Re: The IDS, the EDS and the DBMS

From: Marshall Spight <mspight_at_dnai.com>
Date: Sat, 11 Sep 2004 16:29:19 GMT
Message-ID: <zJF0d.283872$8_6.191567_at_attbi_s04>


"Laconic2" <laconic2_at_comcast.net> wrote in message news:acOdndc4UI9Bft_cRVn-hw_at_comcast.com...
>
> "Marshall Spight" <mspight_at_dnai.com> wrote in message
> news:0Zw0d.24024$D%.19457_at_attbi_s51...
>
> > Ah, but while I applaud the desire to avoid joining camps,
> > you cannot escape the choice; it is with you everywhere
> > you go.
>
> You can make a choice without joining a camp. That's what I'm going to do
> on the first Tuesday in November.

Fair enough!

> > This issue is somewhat made obscure by the poor quality
> > of linkage we have today between the type systems of
> > our embedded data access languages and our application
> > languages.

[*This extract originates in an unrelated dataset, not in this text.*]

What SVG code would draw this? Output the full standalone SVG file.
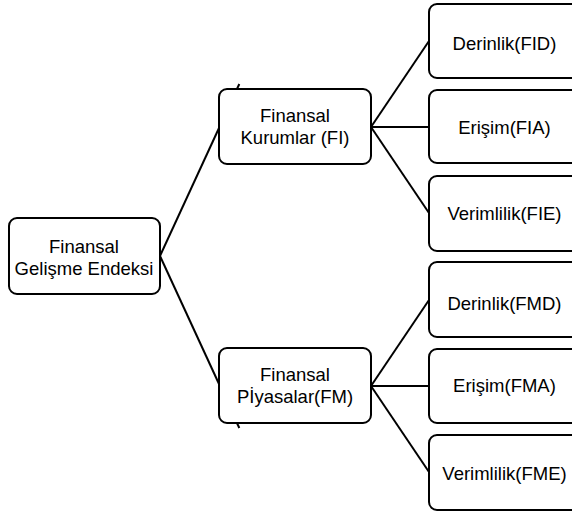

If we design an architecture where the tyo
> > type systems cannot communicate at compile, then
> > we have implicitly chosen dynamic checking. (jdbc,
> > odbc.) But wouldn't you really like it if the command
> > you embed in a jdbc execute() statement could be
> > checked *at compile time* for correctness?
>
> Hold it!
>
> What you say is true of dynamic SQL, of necessity.
> It's also true of SQL that's merely carted around as text until run time,
> because of lazy implementation.
>
> But it is decidedly NOT true of embedded SQL that is processed by
> precompilers.

Just so.

It makes me sad that we often find a statically typed language, such as Java, embedding a statically typeable language such as SQL, using an interface that throws away all static information, such as JDBC.